God had warned his people before these things happened. He would allow these events to happen if the people refused to obey him (Leviticus 26:27-39; Deuteronomy 28:15 and 28:64-68; 2 Chronicles 36:15-16; Isaiah 39:6-7 and Micah 4:10). God gave his people a long time to ask him to forgive them. He gave them the opportunity to obey him. But the people did not listen to him. They did more and more evil things and they gave honour to false gods.
The Books of Ezra and Nehemiah
The Books of Ezra and Nehemiah are two parts of the same story. They tell us about the time when the *Jews returned from Babylonia to their own country called *Judah. Babylonia was about 4 months’ walk east from *Judah. The *Babylonians had defeated the people in *Judah. The *Babylonians had forced most of the *Jews to go to Babylonia and to live there. After many years, the *Persians defeated the *Babylonians. Then Cyrus, the king of Persia, allowed the *Jews to return to *Judah.

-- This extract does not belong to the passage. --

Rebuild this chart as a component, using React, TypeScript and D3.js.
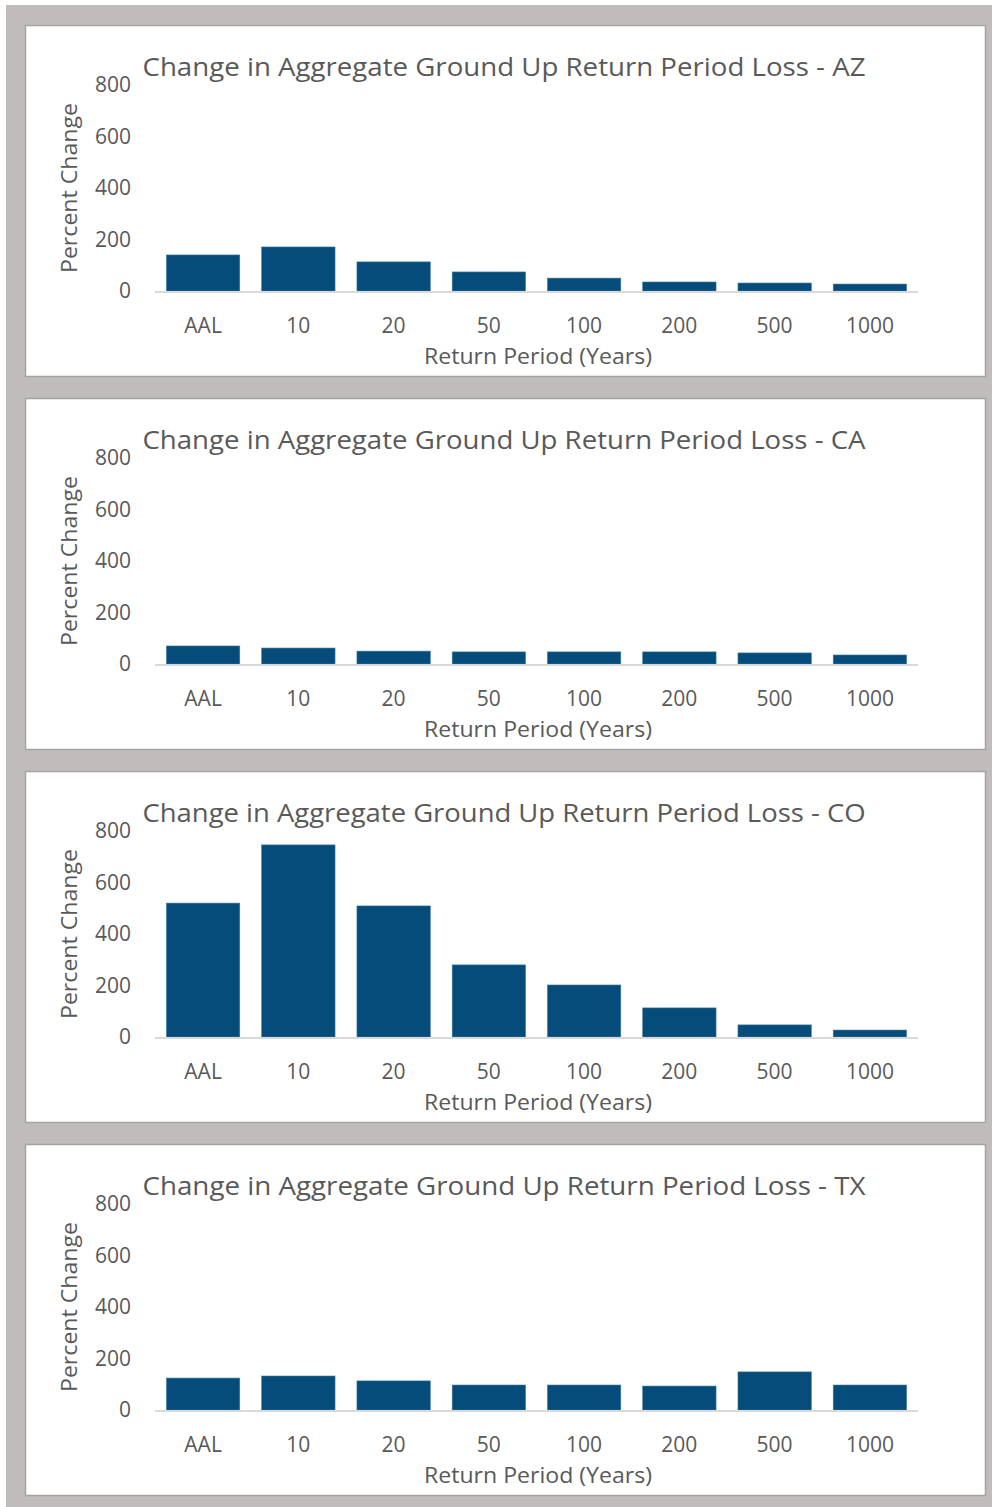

The Book of Ezra is the first part. It tells us about the first two groups of *Jews who returned to *Judah. The first group returned about 70 years after the *Babylonians had taken the *Jews into *exile. The book also explains how the *Jews built their *temple again. Then, many years later, a man called Ezra helped the *Jews. He helped them to know God’s commands and to obey them.
The book of Nehemiah is the second part. It tells the story of a man whose name was Nehemiah. He was a very important official who worked for the king of Persia. God sent Nehemiah to *Judah in order to do a special task. Nehemiah would help the *Jews to build the walls round Jerusalem again. He arrived in *Judah about 13 years after Ezra went there. The king appointed Nehemiah to be the ruler of *Judah. Nehemiah, like Ezra, helped the *Jews to obey God’s commands.
About city walls
In ancient times, most cities had city walls. The wall was an important defence that surrounded the city.
The wall would be strong and high. Many such walls were several metres thick. And they would make the city like a large castle.
The top of the wall would be flat. The city’s guards would walk on top of the wall. From there, they could watch for any criminals who were inside the city. Also, the guards would be able to see if an enemy army approached the city.
There would be some *towers along the wall. These were tall, strong buildings that the guards could use. And they would be very useful if there was a war.
The wall would have large gates. During the day, these gates were open. Traders and travellers could enter the city. And they could go to the market. But by night, the guards closed the gates. Then, nobody could enter. And the city would be safe.
Because the wall was so strong, people would use it for other purposes too. For example, people might build their houses against it. In some cities, these houses actually became part of the city wall. So, the wall became a row of houses.